CHELSEA — Local Councilman Corey Johnson, who was was arrested in Washington Wednesday protesting efforts to repeal the Affordable Care Act, said that being HIV positive compelled him to demonstrate with dozens of others outside Senate Majority Leader Mitch McConnell's office.

“I’m very open about the fact that I’m HIV positive, and I’m lucky that I’m a City Council member, so I have good health insurance," Johnson told DNAinfo New York on Thursday after returning to New York. "But there are millions and millions of people who would be immorally affected by a repeal."

Johnson, chairman of the Council's health committee, whose district includes Hell’s Kitchen, Chelsea, the West Village and parts of Flatiron, SoHo and the Upper West Side, was among at least 155 people arrested during the demonstrations Wednesday.

“It’s always a little scary to get arrested, but… when you’re doing it for a cause you believe in, it’s empowering at the same time,” he said. “We were peaceful, told our stories and complied with the Capitol police when they asked us to.”

Facebook videos show the politician chanting outside McConnell's office before being led handcuffed into a police vehicle outside the building.

Police cuffed Johnson around 4 p.m.
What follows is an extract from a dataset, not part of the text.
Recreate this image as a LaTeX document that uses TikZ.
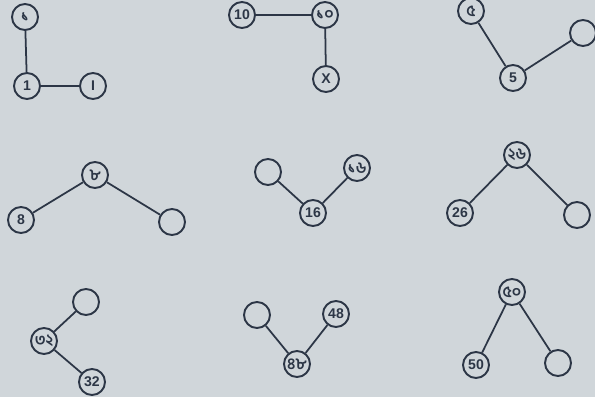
\documentclass[tikz,border=0pt]{standalone}
\usepackage{fontspec}
\setmainfont{Liberation Sans}
\newfontfamily\bnfont[Script=Bengali]{Hind Siliguri}
\usetikzlibrary{positioning}
\definecolor{paper}{RGB}{208,214,218}
\definecolor{ink}{RGB}{44,54,70}

\begin{document}
\begin{tikzpicture}[
    font=\footnotesize\bfseries,
    num/.style={circle, draw=ink, line width=1.1pt, minimum size=5.2mm, inner sep=0pt, text=ink},
    bn/.style={num, font=\small\bnfont\bfseries},
    link/.style={draw=ink, line width=1pt},
  ]
    \fill[paper] (0,0) rectangle (11.9,7.94);
    \useasboundingbox (0,0) rectangle (11.9,7.94);
    \clip (0,0) rectangle (11.9,7.94);

    % one
    \node[bn]  (b1)  at (0.50,7.60) {১};
    \node[num] (e1)  at (0.54,6.22) {1};
    \node[num] (r1)  at (1.86,6.22) {I};
    % ten
    \node[num] (e10) at (4.84,7.64) {10};
    \node[bn]  (b10) at (6.50,7.64) {১০};
    \node[num] (r10) at (6.52,6.36) {X};
    % five
    \node[bn]  (b5)  at (9.42,7.72) {৫};
    \node[num] (e5)  at (10.26,6.38) {5};
    \node[num] (r5)  at (11.66,7.28) {};
    % eight
    \node[bn]  (b8)  at (1.90,4.44) {৮};
    \node[num] (e8)  at (0.42,3.54) {8};
    \node[num] (r8)  at (3.44,3.50) {};
    % sixteen
    \node[num] (r16) at (5.36,4.50) {};
    \node[bn]  (b16) at (7.14,4.58) {১৬};
    \node[num] (e16) at (6.26,3.68) {16};
    % twenty-six
    \node[bn]  (b26) at (10.34,4.84) {২৬};
    \node[num] (e26) at (9.20,3.68) {26};
    \node[num] (r26) at (11.54,3.64) {};
    % thirty-two
    \node[num] (r32) at (1.72,1.90) {};
    \node[bn]  (b32) at (0.88,1.12) {৩২};
    \node[num] (e32) at (1.84,0.30) {32};
    % forty-eight
    \node[num] (r48) at (5.14,1.64) {};
    \node[num] (e48) at (6.72,1.66) {48};
    \node[bn]  (b48) at (5.94,0.66) {৪৮};
    % fifty
    \node[bn]  (b50) at (10.24,2.10) {৫০};
    \node[num] (e50) at (9.52,0.64) {50};
    \node[num] (r50) at (11.16,0.68) {};

    \foreach \a/\b in {b1/e1, e1/r1, e10/b10, b10/r10, b5/e5, e5/r5,
                       b8/e8, b8/r8, r16/e16, e16/b16, b26/e26, b26/r26,
                       r32/b32, b32/e32, r48/b48, b48/e48, b50/e50, b50/r50}
      \draw[link] (\a) -- (\b);
  \end{tikzpicture}
\end{document}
Wednesday and released him from custody around 9 p.m., he said, noting it was the fourth time he has been arrested for civil disobedience. He returned to New York City about 1:45 a.m. Thursday, his spokesperson said.

Many of the protesters in D.C. yesterday were HIV and AIDS activists — though “not exclusively,” he noted — and the number of people who occupied Senate office buildings Wednesday “shows how much is on the line."

“[People] can’t lose their Medicaid, they can’t not have access to life-saving medication and health insurance coverage,” he said. “For a lot of people, this is life and death.”